Retype the material below. Keep every word exactly as it is.
═══ Dataset
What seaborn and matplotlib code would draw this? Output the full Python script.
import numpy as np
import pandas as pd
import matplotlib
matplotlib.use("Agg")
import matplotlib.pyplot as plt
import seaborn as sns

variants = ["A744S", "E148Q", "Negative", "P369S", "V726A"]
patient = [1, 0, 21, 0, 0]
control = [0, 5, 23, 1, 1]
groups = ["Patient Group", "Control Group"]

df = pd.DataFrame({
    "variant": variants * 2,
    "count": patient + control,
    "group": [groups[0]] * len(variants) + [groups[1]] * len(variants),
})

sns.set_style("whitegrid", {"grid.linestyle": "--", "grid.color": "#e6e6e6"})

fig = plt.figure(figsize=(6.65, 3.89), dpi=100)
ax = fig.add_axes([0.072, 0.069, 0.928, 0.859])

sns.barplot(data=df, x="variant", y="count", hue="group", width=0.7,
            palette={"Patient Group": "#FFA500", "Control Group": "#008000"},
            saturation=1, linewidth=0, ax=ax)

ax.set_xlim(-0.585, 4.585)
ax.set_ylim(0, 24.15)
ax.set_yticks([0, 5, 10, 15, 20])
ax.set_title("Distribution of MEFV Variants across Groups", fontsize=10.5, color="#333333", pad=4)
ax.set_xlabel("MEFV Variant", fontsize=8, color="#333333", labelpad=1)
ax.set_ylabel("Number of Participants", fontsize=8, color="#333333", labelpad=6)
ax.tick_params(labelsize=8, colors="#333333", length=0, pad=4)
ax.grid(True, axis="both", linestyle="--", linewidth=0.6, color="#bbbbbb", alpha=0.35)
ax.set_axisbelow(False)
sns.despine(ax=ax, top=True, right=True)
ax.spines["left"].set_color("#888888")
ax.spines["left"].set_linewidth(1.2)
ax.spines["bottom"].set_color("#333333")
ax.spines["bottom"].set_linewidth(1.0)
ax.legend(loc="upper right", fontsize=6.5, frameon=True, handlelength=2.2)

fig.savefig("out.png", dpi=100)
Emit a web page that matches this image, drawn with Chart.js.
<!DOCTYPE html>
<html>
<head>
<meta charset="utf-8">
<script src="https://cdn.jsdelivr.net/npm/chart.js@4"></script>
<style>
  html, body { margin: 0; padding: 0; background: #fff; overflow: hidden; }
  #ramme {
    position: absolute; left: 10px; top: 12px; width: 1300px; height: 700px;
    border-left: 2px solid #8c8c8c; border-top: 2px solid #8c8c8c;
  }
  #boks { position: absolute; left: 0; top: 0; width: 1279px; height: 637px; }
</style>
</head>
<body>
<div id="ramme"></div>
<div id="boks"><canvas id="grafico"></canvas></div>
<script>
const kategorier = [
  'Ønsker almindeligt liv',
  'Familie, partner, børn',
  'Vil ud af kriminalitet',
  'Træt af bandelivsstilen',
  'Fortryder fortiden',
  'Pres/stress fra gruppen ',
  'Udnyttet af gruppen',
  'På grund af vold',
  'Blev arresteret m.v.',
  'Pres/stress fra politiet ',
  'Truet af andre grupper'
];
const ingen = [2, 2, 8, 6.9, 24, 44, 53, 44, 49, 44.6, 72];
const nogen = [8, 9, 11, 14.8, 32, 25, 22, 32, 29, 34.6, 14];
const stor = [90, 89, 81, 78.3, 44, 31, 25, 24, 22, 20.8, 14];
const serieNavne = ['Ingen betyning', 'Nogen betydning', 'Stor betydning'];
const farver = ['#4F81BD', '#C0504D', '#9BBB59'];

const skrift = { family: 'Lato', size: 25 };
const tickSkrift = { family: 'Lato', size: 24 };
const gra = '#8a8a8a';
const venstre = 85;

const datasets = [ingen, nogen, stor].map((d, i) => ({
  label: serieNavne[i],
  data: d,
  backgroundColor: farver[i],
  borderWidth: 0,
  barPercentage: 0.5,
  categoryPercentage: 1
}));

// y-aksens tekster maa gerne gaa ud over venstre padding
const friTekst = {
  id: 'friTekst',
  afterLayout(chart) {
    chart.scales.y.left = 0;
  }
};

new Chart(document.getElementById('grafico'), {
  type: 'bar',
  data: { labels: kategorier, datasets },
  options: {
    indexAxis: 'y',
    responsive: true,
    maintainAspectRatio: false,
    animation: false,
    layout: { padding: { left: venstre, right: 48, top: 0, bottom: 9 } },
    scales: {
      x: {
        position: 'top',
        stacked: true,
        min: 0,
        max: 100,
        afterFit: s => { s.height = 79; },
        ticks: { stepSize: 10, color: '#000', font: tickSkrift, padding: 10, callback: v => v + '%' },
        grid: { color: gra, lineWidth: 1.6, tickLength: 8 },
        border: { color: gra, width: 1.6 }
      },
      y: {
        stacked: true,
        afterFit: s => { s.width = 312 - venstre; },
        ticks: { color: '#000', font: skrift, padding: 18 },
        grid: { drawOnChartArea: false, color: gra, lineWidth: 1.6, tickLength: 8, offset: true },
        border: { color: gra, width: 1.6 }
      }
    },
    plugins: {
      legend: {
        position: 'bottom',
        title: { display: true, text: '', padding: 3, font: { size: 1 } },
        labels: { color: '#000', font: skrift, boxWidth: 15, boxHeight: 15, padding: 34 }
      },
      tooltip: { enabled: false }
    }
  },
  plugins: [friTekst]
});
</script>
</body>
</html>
══════
Response to the task:
What seaborn and matplotlib code would draw this? Output the full Python script.
import numpy as np
import pandas as pd
import matplotlib
matplotlib.use("Agg")
import matplotlib.pyplot as plt
import seaborn as sns

variants = ["A744S", "E148Q", "Negative", "P369S", "V726A"]
patient = [1, 0, 21, 0, 0]
control = [0, 5, 23, 1, 1]
groups = ["Patient Group", "Control Group"]

df = pd.DataFrame({
    "variant": variants * 2,
    "count": patient + control,
    "group": [groups[0]] * len(variants) + [groups[1]] * len(variants),
})

sns.set_style("whitegrid", {"grid.linestyle": "--", "grid.color": "#e6e6e6"})

fig = plt.figure(figsize=(6.65, 3.89), dpi=100)
ax = fig.add_axes([0.072, 0.069, 0.928, 0.859])

sns.barplot(data=df, x="variant", y="count", hue="group", width=0.7,
            palette={"Patient Group": "#FFA500", "Control Group": "#008000"},
            saturation=1, linewidth=0, ax=ax)

ax.set_xlim(-0.585, 4.585)
ax.set_ylim(0, 24.15)
ax.set_yticks([0, 5, 10, 15, 20])
ax.set_title("Distribution of MEFV Variants across Groups", fontsize=10.5, color="#333333", pad=4)
ax.set_xlabel("MEFV Variant", fontsize=8, color="#333333", labelpad=1)
ax.set_ylabel("Number of Participants", fontsize=8, color="#333333", labelpad=6)
ax.tick_params(labelsize=8, colors="#333333", length=0, pad=4)
ax.grid(True, axis="both", linestyle="--", linewidth=0.6, color="#bbbbbb", alpha=0.35)
ax.set_axisbelow(False)
sns.despine(ax=ax, top=True, right=True)
ax.spines["left"].set_color("#888888")
ax.spines["left"].set_linewidth(1.2)
ax.spines["bottom"].set_color("#333333")
ax.spines["bottom"].set_linewidth(1.0)
ax.legend(loc="upper right", fontsize=6.5, frameon=True, handlelength=2.2)

fig.savefig("out.png", dpi=100)
Emit a web page that matches this image, drawn with Chart.js.
<!DOCTYPE html>
<html>
<head>
<meta charset="utf-8">
<script src="https://cdn.jsdelivr.net/npm/chart.js@4"></script>
<style>
  html, body { margin: 0; padding: 0; background: #fff; overflow: hidden; }
  #ramme {
    position: absolute; left: 10px; top: 12px; width: 1300px; height: 700px;
    border-left: 2px solid #8c8c8c; border-top: 2px solid #8c8c8c;
  }
  #boks { position: absolute; left: 0; top: 0; width: 1279px; height: 637px; }
</style>
</head>
<body>
<div id="ramme"></div>
<div id="boks"><canvas id="grafico"></canvas></div>
<script>
const kategorier = [
  'Ønsker almindeligt liv',
  'Familie, partner, børn',
  'Vil ud af kriminalitet',
  'Træt af bandelivsstilen',
  'Fortryder fortiden',
  'Pres/stress fra gruppen ',
  'Udnyttet af gruppen',
  'På grund af vold',
  'Blev arresteret m.v.',
  'Pres/stress fra politiet ',
  'Truet af andre grupper'
];
const ingen = [2, 2, 8, 6.9, 24, 44, 53, 44, 49, 44.6, 72];
const nogen = [8, 9, 11, 14.8, 32, 25, 22, 32, 29, 34.6, 14];
const stor = [90, 89, 81, 78.3, 44, 31, 25, 24, 22, 20.8, 14];
const serieNavne = ['Ingen betyning', 'Nogen betydning', 'Stor betydning'];
const farver = ['#4F81BD', '#C0504D', '#9BBB59'];

const skrift = { family: 'Lato', size: 25 };
const tickSkrift = { family: 'Lato', size: 24 };
const gra = '#8a8a8a';
const venstre = 85;

const datasets = [ingen, nogen, stor].map((d, i) => ({
  label: serieNavne[i],
  data: d,
  backgroundColor: farver[i],
  borderWidth: 0,
  barPercentage: 0.5,
  categoryPercentage: 1
}));

// y-aksens tekster maa gerne gaa ud over venstre padding
const friTekst = {
  id: 'friTekst',
  afterLayout(chart) {
    chart.scales.y.left = 0;
  }
};

new Chart(document.getElementById('grafico'), {
  type: 'bar',
  data: { labels: kategorier, datasets },
  options: {
    indexAxis: 'y',
    responsive: true,
    maintainAspectRatio: false,
    animation: false,
    layout: { padding: { left: venstre, right: 48, top: 0, bottom: 9 } },
    scales: {
      x: {
        position: 'top',
        stacked: true,
        min: 0,
        max: 100,
        afterFit: s => { s.height = 79; },
        ticks: { stepSize: 10, color: '#000', font: tickSkrift, padding: 10, callback: v => v + '%' },
        grid: { color: gra, lineWidth: 1.6, tickLength: 8 },
        border: { color: gra, width: 1.6 }
      },
      y: {
        stacked: true,
        afterFit: s => { s.width = 312 - venstre; },
        ticks: { color: '#000', font: skrift, padding: 18 },
        grid: { drawOnChartArea: false, color: gra, lineWidth: 1.6, tickLength: 8, offset: true },
        border: { color: gra, width: 1.6 }
      }
    },
    plugins: {
      legend: {
        position: 'bottom',
        title: { display: true, text: '', padding: 3, font: { size: 1 } },
        labels: { color: '#000', font: skrift, boxWidth: 15, boxHeight: 15, padding: 34 }
      },
      tooltip: { enabled: false }
    }
  },
  plugins: [friTekst]
});
</script>
</body>
</html>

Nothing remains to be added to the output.